#### Dataset records:
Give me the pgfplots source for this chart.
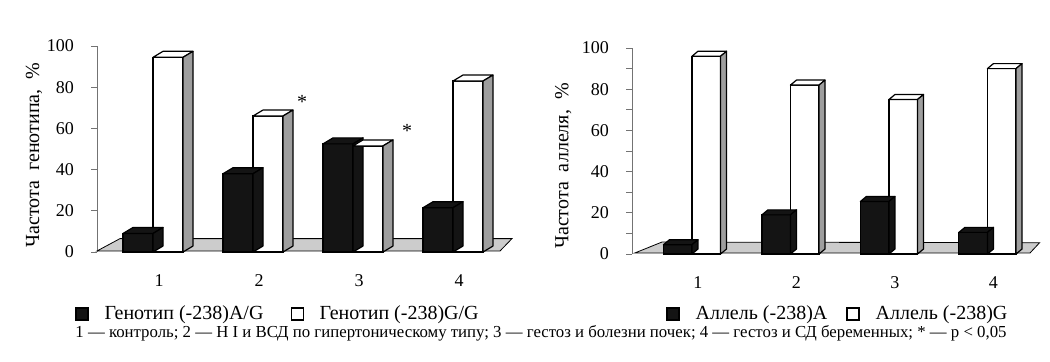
\documentclass[border=0pt]{standalone}
\usepackage{pgfplots}
\usepackage{pgfplotstable}
\pgfplotsset{compat=1.18}
\usepackage{fontspec}
\setmainfont{Liberation Serif}
\pgfdeclareplotmark{nothing}{}
\definecolor{barblack}{gray}{0.08}
\definecolor{sidegray}{gray}{0.62}
\definecolor{floorgray}{gray}{0.80}

\pgfplotstableread{
x   ag    gg
1   9     94.5
2   38    66
3   52.5  51.5
4   21.5  83
}\genotype
\pgfplotstableread{
x   a     g
1   4.5   96
2   19    82
3   25.5  75
4   10.5  90
}\allele

\pgfplotsset{
  box3d/.style n args={6}{%
    scatter, only marks, mark=nothing, forget plot,
    visualization depends on={rawy \as \rawy},
    scatter/@pre marker code/.code={%
      \pgfmathsetmacro\Hh{\rawy*1.03}%
      \path[draw=black, line width=0.6pt, fill=#5, line join=round]
        ({#1-#2},0pt) -- ({#1-#2+#3},#4) -- ({#1+#2+#3},#4) -- ({#1+#2},0pt) -- cycle;
      \path[draw=black, line width=0.6pt, fill=#6, line join=round]
        ({#1+#2},0pt) -- ({#1+#2+#3},#4) -- ({#1+#2+#3},{#4-\Hh*1pt}) -- ({#1+#2},{-\Hh*1pt}) -- cycle;
    },
    scatter/@post marker code/.code={},
  },
  sqlegend/.style={legend image code/.code={\draw[##1, line width=0.6pt] (0pt,-3pt) rectangle (6pt,3pt);}},
  myaxis/.style={
    scale only axis, clip=false,
    ymin=0, ymax=100, ytick={0,20,...,100},
    axis lines=left, axis line style={-},
    x axis line style={draw=none},
    y axis line style={black!55, line width=0.5pt},
    xtick={1,2,3,4}, xtick style={draw=none},
    ytick align=outside, major tick length=3pt, minor tick length=3pt,
    ytick style={black!55, line width=0.5pt},
    /pgf/number format/assume math mode=true,
    tick label style={font=\fontsize{9}{10}\selectfont},
    xticklabel style={yshift=-6.5pt, xshift=3pt},
    yticklabel style={xshift=-5pt},
    legend columns=2, legend cell align=left,
  },
  mylegend/.style 2 args={legend style={at={#1}, anchor=west, draw=none, fill=none, inner sep=0pt,
    font=\fontsize{10}{12}\selectfont,
    /tikz/every odd column/.append style={column sep=6pt},
    /tikz/every even column/.append style={column sep=#2}}},
}

\begin{document}
\begin{tikzpicture}
\path (0,0) rectangle (525pt,180.5pt);

% ---------- left panel
\begin{axis}[myaxis,
  at={(48.5pt,54.5pt)}, anchor=south west,
  width=206.5pt, height=103pt,
  xmin=0.44, xmax=4.57,
  ylabel={Частота\ \ генотипа,\ \ \%},
  every axis y label/.style={at={(axis description cs:-0.1525,0.471)}, rotate=90, anchor=center, font=\fontsize{10}{12}\selectfont},
  mylegend={(axis description cs:-0.0533,-0.301)}{11.5pt},
]
\addplot[fill=floorgray, draw=black, line width=0.4pt, forget plot] coordinates {(0.44,0.5) (4.47,0.5) (4.59,6.5) (0.67,6.5)} -- cycle;
\addplot[ybar, bar width=0.3, bar shift=-0.15, fill=barblack, draw=black, line width=0.6pt, sqlegend] table[x=x, y=ag] {\genotype};
\addplot[box3d={-7.5pt}{7.5pt}{5pt}{3pt}{barblack}{barblack}] table[x=x, y=ag] {\genotype};
\addplot[ybar, bar width=0.3, bar shift=0.15, fill=white, draw=black, line width=0.6pt, sqlegend] table[x=x, y=gg] {\genotype};
\addplot[box3d={7.5pt}{7.5pt}{5pt}{3pt}{white}{sidegray}] table[x=x, y=gg] {\genotype};
\legend{Генотип (-238)A/G, Генотип (-238)G/G}
\node[font=\fontsize{10}{12}\selectfont] at (axis cs:2.49,73) {*};
\node[font=\fontsize{10}{12}\selectfont] at (axis cs:3.54,59) {*};
\end{axis}

% ---------- right panel
\begin{axis}[myaxis,
  at={(316pt,53.5pt)}, anchor=south west,
  width=199pt, height=103pt,
  xmin=0.391, xmax=4.432,
  minor y tick num=1,
  ylabel={Частота\ \ аллеля,\ \ \%},
  every axis y label/.style={at={(axis description cs:-0.173,0.427)}, rotate=90, anchor=center, font=\fontsize{10}{12}\selectfont},
  mylegend={(axis description cs:0.0854,-0.291)}{7.5pt},
]
\addplot[fill=floorgray, draw=black, line width=0.4pt, forget plot] coordinates {(0.42,0.5) (4.432,0.5) (4.53,5.5) (0.695,5.8)} -- cycle;
\addplot[ybar, bar width=0.29, bar shift=-0.145, fill=barblack, draw=black, line width=0.6pt, sqlegend] table[x=x, y=a] {\allele};
\addplot[box3d={-7.14pt}{7.14pt}{3pt}{2.5pt}{barblack}{barblack}] table[x=x, y=a] {\allele};
\addplot[ybar, bar width=0.29, bar shift=0.145, fill=white, draw=black, line width=0.6pt, sqlegend] table[x=x, y=g] {\allele};
\addplot[box3d={7.14pt}{7.14pt}{3pt}{2.5pt}{white}{sidegray}] table[x=x, y=g] {\allele};
\legend{Аллель (-238)A, Аллель (-238)G}
\end{axis}

\node[anchor=west, inner sep=0pt, font=\fontsize{8.4}{10}\selectfont] at (37.5pt,14pt)
  {1 — контроль; 2 — Н I и ВСД по гипертоническому типу; 3 — гестоз и болезни почек; 4 — гестоз и СД беременных; * — p < 0,05};
\end{tikzpicture}
\end{document}
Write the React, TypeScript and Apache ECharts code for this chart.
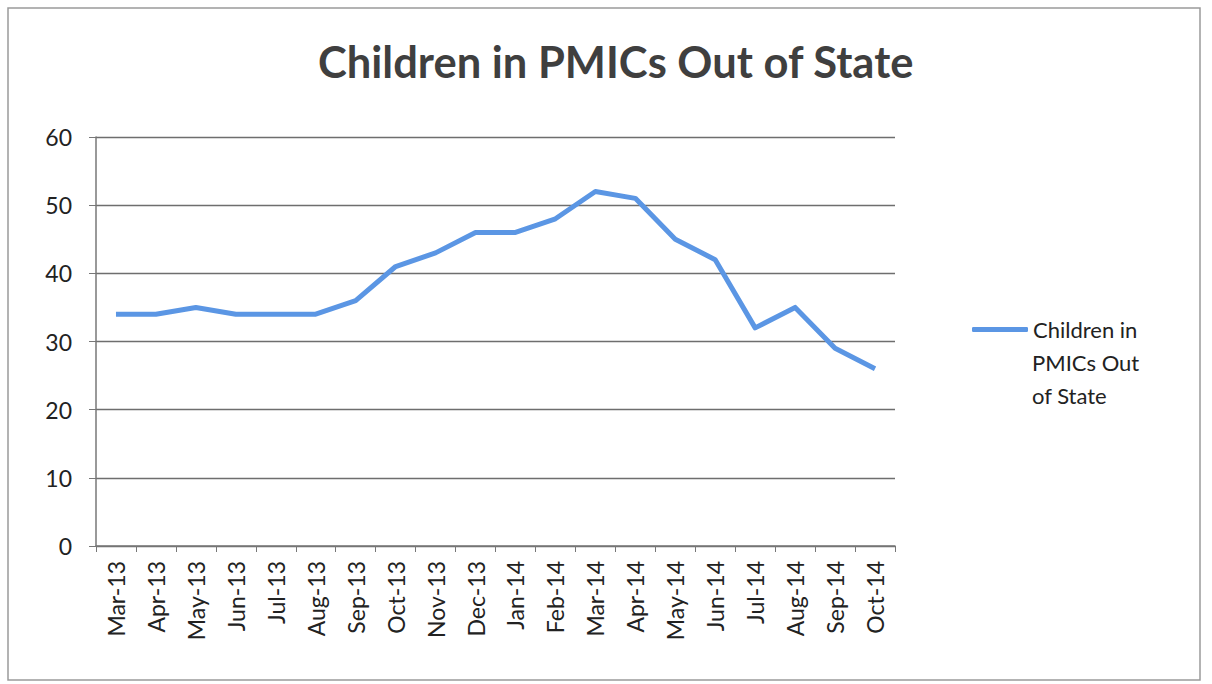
import React, { useEffect, useRef } from "react";
import * as echarts from "echarts";

const chartTitle = "Children in PMICs Out of State";
const seriesName = "Children in PMICs Out of State";
const legendFirstLine = "Children in";
const legendRestLines = "PMICs Out\nof State";
const categories = [
  "Mar-13", "Apr-13", "May-13", "Jun-13", "Jul-13", "Aug-13", "Sep-13", "Oct-13",
  "Nov-13", "Dec-13", "Jan-14", "Feb-14", "Mar-14", "Apr-14", "May-14", "Jun-14",
  "Jul-14", "Aug-14", "Sep-14", "Oct-14",
];
const values = [34, 34, 35, 34, 34, 34, 36, 41, 43, 46, 46, 48, 52, 51, 45, 42, 32, 35, 29, 26];
const yMin = 0;
const yMax = 60;
const yStep = 10;

export default function App() {
  const ref = useRef<HTMLDivElement>(null);
  useEffect(() => {
    document.body.style.margin = "0";
    const chart = echarts.init(ref.current!, null, { renderer: "svg" });
    chart.setOption({
      animation: false,
      backgroundColor: "#ffffff",
      title: {
        text: chartTitle,
        left: 313,
        top: 34,
        textStyle: {
          fontFamily: "Lato",
          fontSize: 43.5,
          fontWeight: "bold",
          color: "#3f3f3f",
        },
      },
      graphic: [
        {
          type: "rect",
          shape: { x: 8, y: 8, width: 1192, height: 672 },
          style: { fill: "none", stroke: "#9a9a9a", lineWidth: 1.5 },
          silent: true,
        },
        {
          type: "text",
          left: 1032,
          top: 346,
          style: {
            text: legendRestLines,
            fontFamily: "Lato",
            fontSize: 22,
            lineHeight: 33,
            fill: "#222",
          },
          silent: true,
        },
      ],
      legend: {
        show: true,
        left: 967,
        top: 308,
        orient: "vertical",
        icon: "roundRect",
        itemWidth: 56,
        itemHeight: 5,
        data: [seriesName],
        formatter: () => legendFirstLine,
        textStyle: {
          fontFamily: "Lato",
          fontSize: 22,
          color: "#222",
          lineHeight: 33,
        },
      },
      grid: { left: 96, right: 317, top: 137, bottom: 138 },
      xAxis: {
        type: "category",
        data: categories,
        boundaryGap: true,
        axisLine: { show: true, lineStyle: { color: "#777", width: 1.5 } },
        axisTick: { show: true, interval: 0, length: 6, lineStyle: { color: "#777" } },
        axisLabel: {
          interval: 0,
          rotate: 90,
          margin: 15,
          fontFamily: "Lato",
          fontSize: 23,
          color: "#222",
        },
        splitLine: { show: false },
      },
      yAxis: {
        type: "value",
        min: yMin,
        max: yMax,
        interval: yStep,
        axisLine: { show: true, lineStyle: { color: "#777", width: 1.5 } },
        axisTick: { show: true, length: 7, lineStyle: { color: "#777" } },
        axisLabel: {
          margin: 24,
          fontFamily: "Lato",
          fontSize: 23,
          color: "#222",
        },
        splitLine: { show: true, lineStyle: { color: "#6e6e6e", width: 1.3 } },
      },
      series: [
        {
          name: seriesName,
          type: "line",
          data: values,
          showSymbol: false,
          symbol: "none",
          lineStyle: { color: "#5b96e4", width: 5, join: "round" },
          itemStyle: { color: "#5b96e4" },
        },
      ],
    });
    return () => chart.dispose();
  }, []);
  return <div ref={ref} style={{ width: 1212, height: 684 }} />;
}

#### Exercise directions:
Repeat only the lines from the one holding "Write the React, TypeScript" to the one holding "import * as", both ends included, and drop the images.

#### Result of the exercise:
Write the React, TypeScript and Apache ECharts code for this chart.
import React, { useEffect, useRef } from "react";
import * as echarts from "echarts";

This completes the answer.